Minsky argues that the system of regulations and the bailout operations were largely successful. That is why from the end of World War II to the mid-1970s, markets here and abroad were much more stable than in any previous historical period. But even during the New Deal years, financial market titans were fighting vehemently to eliminate, or at least defang, the regulations. By the 1970s, almost all politicians–Democrats and Republicans alike–had become compliant. The regulations were initially weakened, then abolished altogether, under the strong guidance of, among others, Federal Reserve chair Alan Greenspan, Republican Senator Phil Gramm and Clinton Treasury Secretary Robert Rubin.
For Minsky, the consequences were predictable. Consider the scorecard over the twenty years before the current disaster: a stock market crash in 1987; the savings-and-loan crisis and bailout in 1989-90; the “emerging markets” crisis of 1997-98–which brought down, among others, Long-Term Capital Management, the super-hedge fund led by two Nobel laureates specializing in finance–and the bursting of the dot-com market bubble in 2001. Each of these crises could easily have produced a 1930s-style collapse in the absence of full-scale government bailout operations.
Here we come to another of Minsky’s major insights–that in the absence of a complementary regulatory system, the effectiveness of bailouts will diminish over time. This is because bailouts, just like financial crises, are double-edged. They prevent depressions, but they also limit the costs to speculators of their financial excesses. As soon as the next economic expansion begins gathering strength, speculators will therefore pursue profit opportunities more or less as they had during the previous cycle.
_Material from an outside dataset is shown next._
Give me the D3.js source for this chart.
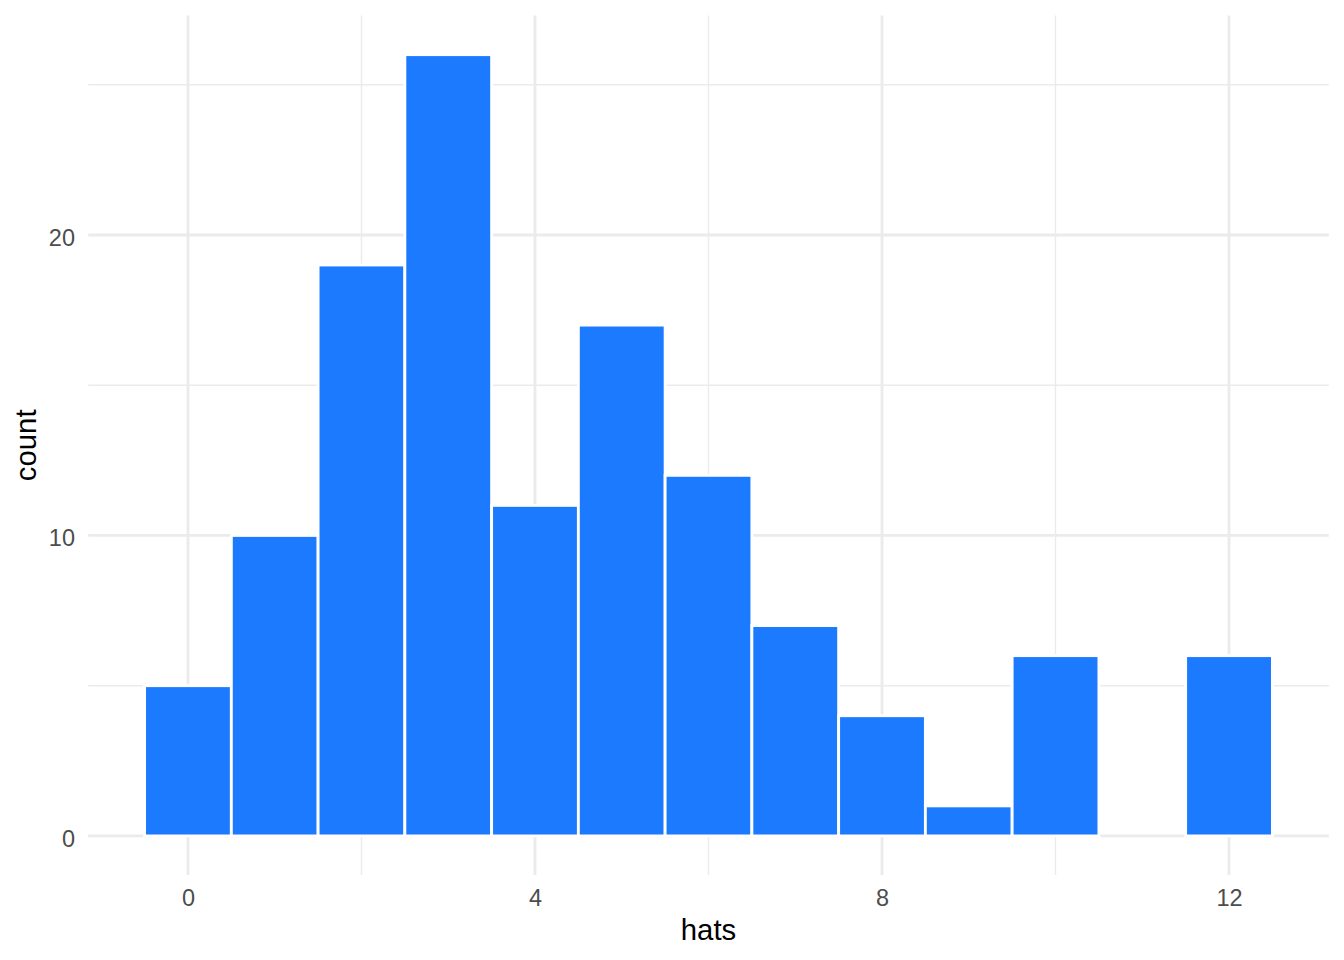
<!DOCTYPE html>
<html lang="en">
<head>
  <meta charset="UTF-8">
  <title>hats histogram</title>
  <script src="https://d3js.org/d3.v7.min.js"></script>
  <style>
    body { margin: 0; background: #fff; }
    text { font-family: "Liberation Sans", Arial, Helvetica, sans-serif; }
    .tick text { fill: #4d4d4d; font-size: 23.5px; }
    .grid-major { stroke: #ebebeb; stroke-width: 2.85px; }
    .grid-minor { stroke: #ebebeb; stroke-width: 1.42px; }
    .bar { fill: #1c7aff; stroke: #fff; stroke-width: 2.85px; }
    .axis-title { font-size: 29.3px; fill: #000; }
  </style>
</head>
<body>
  <div id="chart"></div>
  <script>
    // histogram bins (centre of each bin) and counts
    const hats = [0, 1, 2, 3, 4, 5, 6, 7, 8, 9, 10, 11, 12];
    const counts = [5, 10, 19, 26, 11, 17, 12, 7, 4, 1, 6, 0, 6];
    const binWidth = 1;

    const xTicks = [0, 4, 8, 12];
    const xMinor = [2, 6, 10];
    const yTicks = [0, 10, 20];
    const yMinor = [5, 15, 25];

    const W = 1344, H = 960;
    const margin = { top: 15.6, right: 15.2, bottom: 85, left: 88.2 };
    const width = W - margin.left - margin.right;
    const height = H - margin.top - margin.bottom;

    const svg = d3.select("#chart")
      .append("svg")
      .attr("width", W)
      .attr("height", H);

    const g = svg.append("g")
      .attr("transform", `translate(${margin.left}, ${margin.top})`);

    // ggplot-style 5% expansion
    const xLo = hats[0] - binWidth / 2, xHi = hats[hats.length - 1] + binWidth / 2;
    const xPad = (xHi - xLo) * 0.05;
    const x = d3.scaleLinear()
      .domain([xLo - xPad, xHi + xPad])
      .range([0, width]);

    const yMax = d3.max(counts);
    const y = d3.scaleLinear()
      .domain([-yMax * 0.05, yMax * 1.05])
      .range([height, 0]);

    // grid
    g.selectAll(".gx-minor").data(xMinor).enter().append("line")
      .attr("class", "grid-minor")
      .attr("x1", d => x(d)).attr("x2", d => x(d))
      .attr("y1", 0).attr("y2", height);
    g.selectAll(".gy-minor").data(yMinor).enter().append("line")
      .attr("class", "grid-minor")
      .attr("y1", d => y(d)).attr("y2", d => y(d))
      .attr("x1", 0).attr("x2", width);
    g.selectAll(".gx-major").data(xTicks).enter().append("line")
      .attr("class", "grid-major")
      .attr("x1", d => x(d)).attr("x2", d => x(d))
      .attr("y1", 0).attr("y2", height);
    g.selectAll(".gy-major").data(yTicks).enter().append("line")
      .attr("class", "grid-major")
      .attr("y1", d => y(d)).attr("y2", d => y(d))
      .attr("x1", 0).attr("x2", width);

    // bars
    const bins = hats.map((h, i) => ({ h, n: counts[i] }));
    g.selectAll(".bar").data(bins).enter().append("rect")
      .attr("class", "bar")
      .attr("x", d => x(d.h - binWidth / 2))
      .attr("width", d => x(d.h + binWidth / 2) - x(d.h - binWidth / 2))
      .attr("y", d => y(d.n))
      .attr("height", d => y(0) - y(d.n));

    // axes (labels only)
    const xAxis = g.append("g")
      .attr("transform", `translate(0, ${height})`)
      .call(d3.axisBottom(x).tickValues(xTicks).tickSize(0).tickPadding(14.8).tickFormat(d3.format("d")));
    xAxis.select(".domain").remove();

    const yAxis = g.append("g")
      .call(d3.axisLeft(y).tickValues(yTicks).tickSize(0).tickPadding(13.2).tickFormat(d3.format("d")));
    yAxis.select(".domain").remove();
    yAxis.selectAll(".tick text").attr("dy", "0.44em");

    svg.append("text")
      .attr("class", "axis-title")
      .attr("x", margin.left + width / 2)
      .attr("y", 940)
      .attr("text-anchor", "middle")
      .text("hats");

    svg.append("text")
      .attr("class", "axis-title")
      .attr("transform", `translate(36, ${margin.top + height / 2}) rotate(-90)`)
      .attr("text-anchor", "middle")
      .text("count");
  </script>
</body>
</html>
This is the pattern that has brought us to our current situation–a massive global crisis, being countered by an equally massive bailout of thus far limited effectiveness.
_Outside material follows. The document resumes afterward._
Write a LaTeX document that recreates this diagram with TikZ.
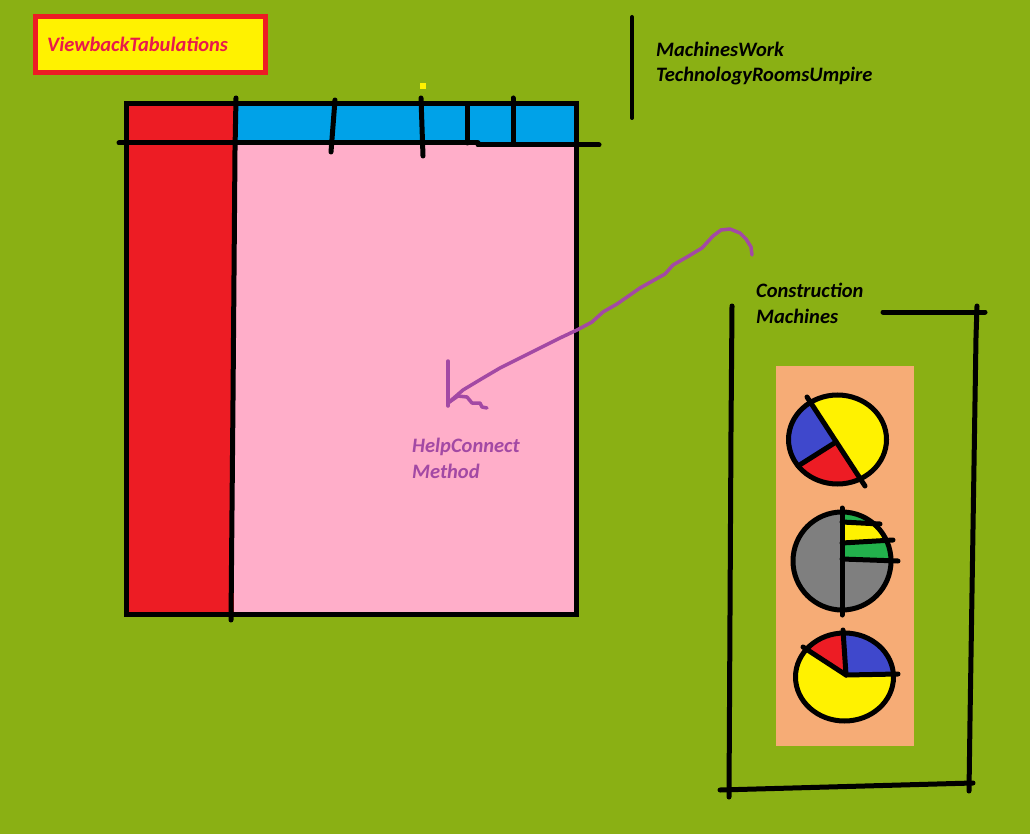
\documentclass[tikz,border=0pt]{standalone}
\usepackage{fontspec}
\setmainfont{Carlito}
\definecolor{bg}{RGB}{138,176,20}
\definecolor{pred}{RGB}{237,28,36}
\definecolor{pyellow}{RGB}{255,242,0}
\definecolor{pblue}{RGB}{0,162,232}
\definecolor{ppink}{RGB}{255,174,201}
\definecolor{pindigo}{RGB}{63,72,204}
\definecolor{pgreen}{RGB}{34,177,76}
\definecolor{pgray}{RGB}{127,127,127}
\definecolor{porange}{RGB}{246,172,118}
\definecolor{ppurple}{RGB}{163,73,164}
\definecolor{titletxt}{RGB}{232,26,75}
\begin{document}
\begin{tikzpicture}[x=1pt,y=-1pt]
\tikzset{
  blk/.style={line width=5pt, black, line cap=round, line join=round},
  thinblk/.style={line width=4pt, black, line cap=round},
  lbl/.style={font=\fontsize{20.5}{24}\selectfont\bfseries\itshape, inner sep=0pt, anchor=base west},
  pline/.style={line width=3.5pt, ppurple, line cap=round, line join=round},
}
\fill[bg] (0,0) rectangle (1030,834);
\useasboundingbox (0,0) rectangle (1030,834);

% title box
\node[draw=pred, line width=5pt, fill=pyellow, inner sep=0pt, outer sep=0pt, anchor=north west,
      minimum width=230pt, minimum height=56pt] (title) at (35.5,16.5) {};
\node[lbl, text=titletxt] (titletext) at (47,52) {ViewbackTabulations};

% main table
\fill[pred] (126,104) rectangle (234,614);
\fill[pblue] (234,104) rectangle (576,143);
\fill[ppink] (234,143) rectangle (576,614);
\draw[line width=5pt, line join=miter] (126,104) rectangle (576,614);
\node[inner sep=0pt, minimum size=0pt] (table) at (351,359) {};
\draw[blk] (236,98) -- (235,150) -- (233,400) -- (231,620);
\draw[blk] (119,143) -- (478,143);
\draw[blk] (478,145) -- (599,145);
\draw[blk] (335,100) -- (331,152);
\draw[blk] (421,98) -- (423,156);
\draw[blk] (467,106) -- (467,143);
\draw[blk] (513,98) -- (513,143);
\fill[pyellow] (420,83) rectangle (426,89);

% MachinesWork
\draw[thinblk] (632,17) -- (632,118);
\node[lbl] (mw1) at (656,57) {MachinesWork};
\node[lbl] (mw2) at (656,82) {TechnologyRoomsUmpire};

% Construction machines frame
\node[lbl] (cm1) at (756,298) {Construction};
\node[lbl] (cm2) at (756,323) {Machines};
\draw[blk] (732,306) -- (731,430) -- (729,797);
\draw[blk] (883,312) -- (985,312);
\draw[blk] (977,306) -- (976,337) -- (970,720) -- (969,791);
\draw[blk] (720,790) -- (973,783);
\fill[porange] (776,366) rectangle (914,746);

% pie 1
\begin{scope}
  \clip (837.5,439.5) ellipse [x radius=49, y radius=44.5];
  \fill[pyellow] (780,385) rectangle (895,495);
  \fill[pindigo] (836,442) -- (749,307) -- (700,307) -- (700,520) -- (722,514) -- cycle;
  \fill[pred] (836,442) -- (722,514) -- (722,620) -- (923,620) -- (923,574) -- cycle;
\end{scope}
\draw[line width=5pt] (837.5,439.5) ellipse [x radius=49, y radius=44.5];
\draw[blk] (807,397) -- (865,486);
\draw[blk] (836,442) -- (798,466);

% pie 2
\begin{scope}
  \clip (842,561) circle [radius=49];
  \fill[pgray] (790,505) rectangle (895,615);
  \fill[pgreen] (842,505) -- (900,505) -- (900,525) -- (842,522) -- cycle;
  \fill[pyellow] (842,522) -- (900,525) -- (900,539) -- (842,543) -- cycle;
  \fill[pgreen] (842,543) -- (900,539) -- (900,561) -- (842,559) -- cycle;
\end{scope}
\draw[line width=5pt] (842,561) circle [radius=49];
\draw[blk] (842,508) -- (842,615);
\draw[blk] (842,522) -- (880,524);
\draw[blk] (842,543) -- (893,540);
\draw[blk] (842,559) -- (898,561);

% pie 3
\begin{scope}
  \clip (844.5,677) ellipse [x radius=49, y radius=44];
  \fill[pyellow] (790,625) rectangle (900,725);
  \fill[pindigo] (846,675) -- (842.3,600) -- (910,600) -- (910,674) -- cycle;
  \fill[pred] (846,675) -- (760,619) -- (760,600) -- (842.3,600) -- cycle;
\end{scope}
\draw[line width=5pt] (844.5,677) ellipse [x radius=49, y radius=44];
\draw[blk] (846,675) -- (843,630);
\draw[blk] (846,675) -- (898,674);
\draw[blk] (846,675) -- (803,647);

% purple connector
\node[lbl, text=ppurple] (hc1) at (412,452) {HelpConnect};
\node[lbl, text=ppurple] (hc2) at (412,478) {Method};
\coordinate (cstart) at (752,255);
\coordinate (ctip) at (448,403);
\draw[pline] (cstart) -- (751,247) -- (746,239) -- (740,233) -- (730,229) -- (721,230) -- (713,236)
  -- (702,248) -- (687,257) -- (673,265) -- (665,274) -- (640,288) -- (617,304) -- (603,312)
  -- (592,322) -- (577,330) -- (560,338) -- (540,348) -- (520,358) -- (500,368) -- (483,378)
  -- (463,390) -- (ctip);
\draw[pline] (448,361) -- (448,406);
\draw[pline] (ctip) -- (458,396) -- (467,397) -- (472,403) -- (480,403) -- (482,407) -- (487,408);
\end{tikzpicture}
\end{document}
Minsky’s Wall Street paradigm did not address all the afflictions of free-market capitalism. In particular, his model neglects the problems that arise from the vast disparities of income, wealth and power that are just as endemic to free-market capitalism as are its tendencies toward financial instability, even though he fully recognized that these problems exist.
Yet Minsky’s approach still provides the most powerful lens for understanding the roots of financial instability and developing an effective regulatory system.
Minsky understood that his advocacy of comprehensive financial regulations made no sense whatsoever within the prevailing professional orthodoxy of free-market cheerleading. In his 1986 magnum opus, Stabilizing an Unstable Economy, he concluded that “the policy failures since the mid-1960s are related to the banality of orthodox economic analysis…. Only an economics that is critical of capitalism can be a guide to successful policy for capitalism.”